Things got pretty bad and I almost completely lost faith in God while wondering why I could feel so hurt and lost . Until I read this and the Proverbs 31 Devo. Thank you so much. This was exactly what I needed to hear today.
Amber Butte says
I read both this devotion, plus the one on Proverbs 31 today. They are both excellent, but I have to confess that reading the one about your ruined day of writing, stressed me out and I began to feel angry. I think it touched a nerve for sure. Haha! Thank you for your transparency.
Bobbi says
I felt like I was reading a memory from my own life! Thank you for sharing.
Pat says
Thank you for sharing your experiences with us. May The Lord continue to bless you.
Deborah Heath says
Your devotional today really resonated with me. It seems that when I am preparing for leading a conference or Bible Study, that’s when life starts crashing around me. Such is the case this week as I plan to lead a conference at a ministers wives retreat. I don’t know what God has planned to do through me & in me at the retreat this weekend, but it must be something big!
Staci says
GUILTY!!! Thank you for your transparency!!! Wow!!! I can totally relate….

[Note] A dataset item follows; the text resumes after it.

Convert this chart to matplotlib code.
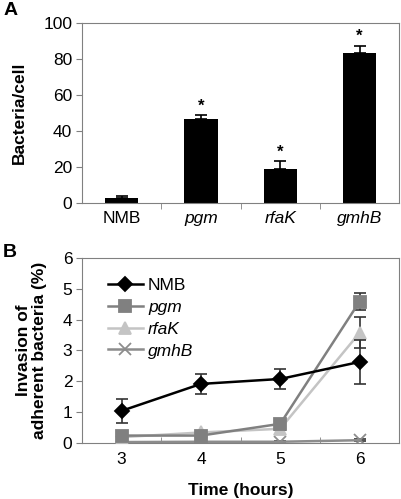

GODS timing is so perfect. TODAY was the day-feeling like this was just for ME.
God Bless!!!
Maria Thomas says
I have been struggling lately with frustration and knowing if I was still able to be used. This post really touched me today. Thank you for sharing.
Sharron says
Wow! Thank you so much, i really needed that today! I am always so hard on myself when I slip up or have a bad day. I am in constant need of being reminded that I God is not as hard on me as I am, that He loves me regardless and wants to still use me for His glory!
Thank you for that reminder.
Polly Schneider says
I loved your devotion today. I use condemning statements to myself but I am going to try (with God’s help) to recognize them and turn to the Lord instead, who loves me no matter what. I need to learn how to recognize convicting words from Him instead. Thanks for your encouraging words today.